Il secondo rischio riguarda il “dopo”. L’educazione offre degli orientamenti, permette a un ragazzo di scoprire un’attitudine, una passione, ma questi orientamenti devono poi trovare occasioni e opportunità, cioè la possibilità di realizzarsi in un concreto progetto di vita. Se manca questa dimensione, che chiama in causa il mondo del lavoro, cioè la politica e l’economia, ogni percorso educativo rischia di risolversi in un buco nell’acqua. Ben venga allora l’attenzione verso i minori e la ricerca di strade possibili, comprese quelle del Tribunale di Reggio Calabria. Nella consapevolezza, però, che solo un impegno più ampio sul piano sociale e politico può offrire a quei giovani un destino diverso.
A dicembre 2017 ricorrerà l’anniversario dei 20 anni della scomparsa di Danilo Dolci il sociologo che per primo a Partinico e Trappeto, in Sicilia, parlò pubblicamente di mafia e si batté per l’educazione in quel territorio. Libera Palermo ha partecipato all’attività di recupero e valorizzazione del Borgo di Dio, una delle sedi principali dell’attività di Dolci. Come possiamo ricordarlo oggi?
Danilo Dolci è stato un grande educatore che non ha trasmesso un insegnamento, ma un metodo di liberazione. Ha insegnato che la legge da seguire, quella che fonda e riassume tutte le altre, è la legge della coscienza. Per questo non possiamo ricordarlo solo a parole o con discorsi d’occasione. Lo si ricorda facendo quello che la coscienza ci chiede di fare: essere attenti agli altri, averne cura, impegnarsi per la loro libertà e la loro dignità.
Un recente libro dello scrittore Giacomo Di Girolamo Contro l’antimafia ha messo in luce le criticità presenti all’interno di certa antimafia. Crede che occorra fare un esame di coscienza anche all’interno di associazioni e da parte di professionisti, politici o ex magistrati che sulla lotta alla criminalità organizzata hanno costruito la loro carriera?
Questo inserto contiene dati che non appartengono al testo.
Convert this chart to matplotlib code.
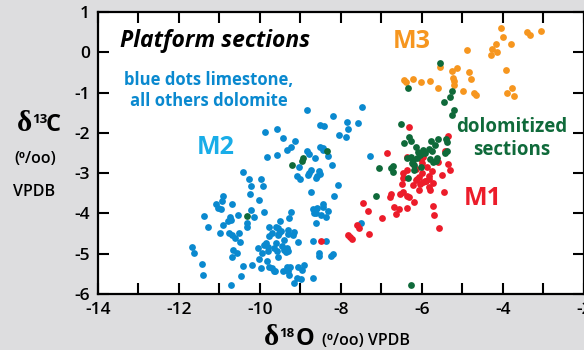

Ben venga la denuncia ma deve essere documentata, non come in certa informazione che tende a generalizzare o, peggio, giudicare senza conoscere. Quanto all’esame di coscienza, nessuno deve ritenersi esente dal farlo. Personalmente è almeno dal 2014 che lo ripeto, nella convinzione che “antimafia” sia diventata in troppi casi una parola sospetta, una carta d’identità da esibire a seconda delle circostanze se non una copertura di azioni illecite.
Non possiamo permetterci queste ombre, queste ambiguità. Sono un’offesa alle tante realtà oneste, laiche e di Chiesa, che s’impegnano per costruire dignità e opportunità in contesti anche molto difficili. E ai famigliari delle vittime delle mafie, persone che sono state uccise per un ideale di giustizia che sta a noi realizzare.